## Goal
Restate each line of the listing exactly, without carrying over any pictures.

## Source data
□ □ □ □ □

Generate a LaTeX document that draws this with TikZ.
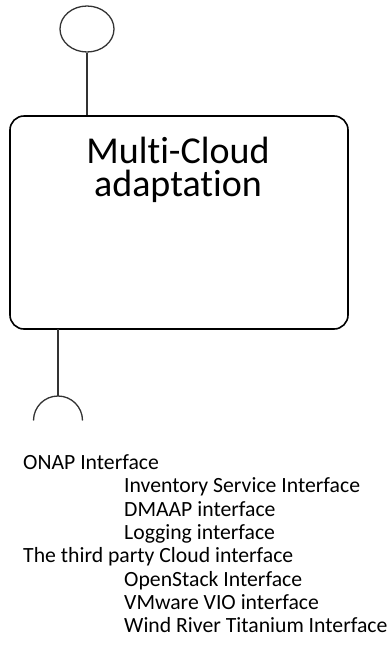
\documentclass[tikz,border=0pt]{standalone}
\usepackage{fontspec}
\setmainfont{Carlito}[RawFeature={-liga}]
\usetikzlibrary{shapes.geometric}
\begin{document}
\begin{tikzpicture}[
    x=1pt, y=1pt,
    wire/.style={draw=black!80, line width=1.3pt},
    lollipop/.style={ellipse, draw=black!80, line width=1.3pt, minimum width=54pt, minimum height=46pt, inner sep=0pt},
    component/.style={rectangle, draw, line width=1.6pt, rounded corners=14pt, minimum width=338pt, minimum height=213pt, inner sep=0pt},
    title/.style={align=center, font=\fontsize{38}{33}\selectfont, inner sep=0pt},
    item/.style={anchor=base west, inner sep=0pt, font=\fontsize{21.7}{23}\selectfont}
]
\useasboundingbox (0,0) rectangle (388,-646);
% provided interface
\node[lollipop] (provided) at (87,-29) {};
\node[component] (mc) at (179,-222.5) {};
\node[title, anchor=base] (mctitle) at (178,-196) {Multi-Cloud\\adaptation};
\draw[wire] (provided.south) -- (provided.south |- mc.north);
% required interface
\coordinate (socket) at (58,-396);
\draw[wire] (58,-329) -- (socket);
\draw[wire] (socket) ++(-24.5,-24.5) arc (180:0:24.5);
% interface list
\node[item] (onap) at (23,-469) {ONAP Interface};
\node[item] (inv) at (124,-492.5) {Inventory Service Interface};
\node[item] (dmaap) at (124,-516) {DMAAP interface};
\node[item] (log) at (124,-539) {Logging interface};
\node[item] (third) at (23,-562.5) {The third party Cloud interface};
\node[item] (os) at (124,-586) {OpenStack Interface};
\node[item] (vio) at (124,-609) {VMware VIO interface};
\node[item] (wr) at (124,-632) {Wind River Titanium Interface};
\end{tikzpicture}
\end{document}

□ □ □ □ □

## Reply to the task
Generate a LaTeX document that draws this with TikZ.
\documentclass[tikz,border=0pt]{standalone}
\usepackage{fontspec}
\setmainfont{Carlito}[RawFeature={-liga}]
\usetikzlibrary{shapes.geometric}
\begin{document}
\begin{tikzpicture}[
    x=1pt, y=1pt,
    wire/.style={draw=black!80, line width=1.3pt},
    lollipop/.style={ellipse, draw=black!80, line width=1.3pt, minimum width=54pt, minimum height=46pt, inner sep=0pt},
    component/.style={rectangle, draw, line width=1.6pt, rounded corners=14pt, minimum width=338pt, minimum height=213pt, inner sep=0pt},
    title/.style={align=center, font=\fontsize{38}{33}\selectfont, inner sep=0pt},
    item/.style={anchor=base west, inner sep=0pt, font=\fontsize{21.7}{23}\selectfont}
]
\useasboundingbox (0,0) rectangle (388,-646);
% provided interface
\node[lollipop] (provided) at (87,-29) {};
\node[component] (mc) at (179,-222.5) {};
\node[title, anchor=base] (mctitle) at (178,-196) {Multi-Cloud\\adaptation};
\draw[wire] (provided.south) -- (provided.south |- mc.north);
% required interface
\coordinate (socket) at (58,-396);
\draw[wire] (58,-329) -- (socket);
\draw[wire] (socket) ++(-24.5,-24.5) arc (180:0:24.5);
% interface list
\node[item] (onap) at (23,-469) {ONAP Interface};
\node[item] (inv) at (124,-492.5) {Inventory Service Interface};
\node[item] (dmaap) at (124,-516) {DMAAP interface};
\node[item] (log) at (124,-539) {Logging interface};
\node[item] (third) at (23,-562.5) {The third party Cloud interface};
\node[item] (os) at (124,-586) {OpenStack Interface};
\node[item] (vio) at (124,-609) {VMware VIO interface};
\node[item] (wr) at (124,-632) {Wind River Titanium Interface};
\end{tikzpicture}
\end{document}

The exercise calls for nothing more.